## Problem description
Print the lines of the listing below verbatim from its first line through the line bearing "of LNIPM to". Any pictures are to be omitted.
______
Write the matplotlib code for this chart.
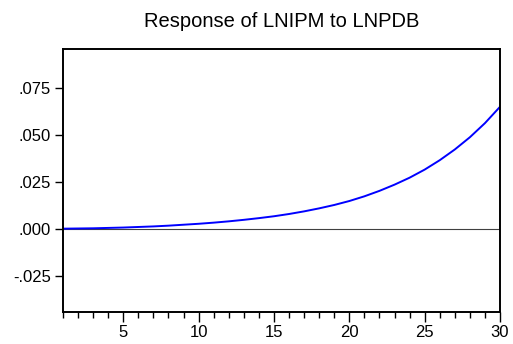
import matplotlib
matplotlib.use("Agg")
import matplotlib.pyplot as plt
from matplotlib.ticker import MultipleLocator

# Werte
perioden = list(range(1, 31))
antwort = [0.0002, 0.0003, 0.0004, 0.0006, 0.0008, 0.0011, 0.0014, 0.0018, 0.0023, 0.0028,
           0.0034, 0.0041, 0.0049, 0.0058, 0.0068, 0.0080, 0.0094, 0.0110, 0.0128, 0.0149,
           0.0174, 0.0203, 0.0236, 0.0273, 0.0316, 0.0366, 0.0423, 0.0488, 0.0563, 0.0650]
y_ticks = [-0.025, 0.0, 0.025, 0.050, 0.075]
y_labels = ["-.025", ".000", ".025", ".050", ".075"]
x_ticks = [5, 10, 15, 20, 25, 30]

plt.rcParams["font.family"] = ["Liberation Sans", "DejaVu Sans"]

fig = plt.figure(figsize=(5.13, 3.44), dpi=100)
ax = fig.add_axes([0.1228, 0.093, 0.8519, 0.7645])

ax.axhline(0, color="#404040", linewidth=0.8, zorder=1)
ax.plot(perioden, antwort, color="#0000ff", linewidth=1.4, zorder=2)

ax.set_xlim(1, 30)
ax.set_ylim(-0.0441, 0.0957)

ax.set_yticks(y_ticks)
ax.set_yticklabels(y_labels)
ax.set_xticks(x_ticks)
ax.xaxis.set_minor_locator(MultipleLocator(1))

ax.tick_params(axis="y", direction="out", length=6, width=1, labelsize=12, pad=2.5)
ax.tick_params(axis="x", which="major", direction="out", length=7, width=1, labelsize=12, pad=2)
ax.tick_params(axis="x", which="minor", direction="out", length=4, width=1)

for s in ax.spines.values():
    s.set_linewidth(1.4)
    s.set_color("black")

ax.set_title("Response of LNIPM to LNPDB", fontsize=14.5, pad=16)

fig.savefig("out.png", dpi=100)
______
## Right answer
Write the matplotlib code for this chart.
import matplotlib
matplotlib.use("Agg")
import matplotlib.pyplot as plt
from matplotlib.ticker import MultipleLocator

# Werte
perioden = list(range(1, 31))
antwort = [0.0002, 0.0003, 0.0004, 0.0006, 0.0008, 0.0011, 0.0014, 0.0018, 0.0023, 0.0028,
           0.0034, 0.0041, 0.0049, 0.0058, 0.0068, 0.0080, 0.0094, 0.0110, 0.0128, 0.0149,
           0.0174, 0.0203, 0.0236, 0.0273, 0.0316, 0.0366, 0.0423, 0.0488, 0.0563, 0.0650]
y_ticks = [-0.025, 0.0, 0.025, 0.050, 0.075]
y_labels = ["-.025", ".000", ".025", ".050", ".075"]
x_ticks = [5, 10, 15, 20, 25, 30]

plt.rcParams["font.family"] = ["Liberation Sans", "DejaVu Sans"]

fig = plt.figure(figsize=(5.13, 3.44), dpi=100)
ax = fig.add_axes([0.1228, 0.093, 0.8519, 0.7645])

ax.axhline(0, color="#404040", linewidth=0.8, zorder=1)
ax.plot(perioden, antwort, color="#0000ff", linewidth=1.4, zorder=2)

ax.set_xlim(1, 30)
ax.set_ylim(-0.0441, 0.0957)

ax.set_yticks(y_ticks)
ax.set_yticklabels(y_labels)
ax.set_xticks(x_ticks)
ax.xaxis.set_minor_locator(MultipleLocator(1))

ax.tick_params(axis="y", direction="out", length=6, width=1, labelsize=12, pad=2.5)
ax.tick_params(axis="x", which="major", direction="out", length=7, width=1, labelsize=12, pad=2)
ax.tick_params(axis="x", which="minor", direction="out", length=4, width=1)

for s in ax.spines.values():
    s.set_linewidth(1.4)
    s.set_color("black")

ax.set_title("Response of LNIPM to LNPDB", fontsize=14.5, pad=16)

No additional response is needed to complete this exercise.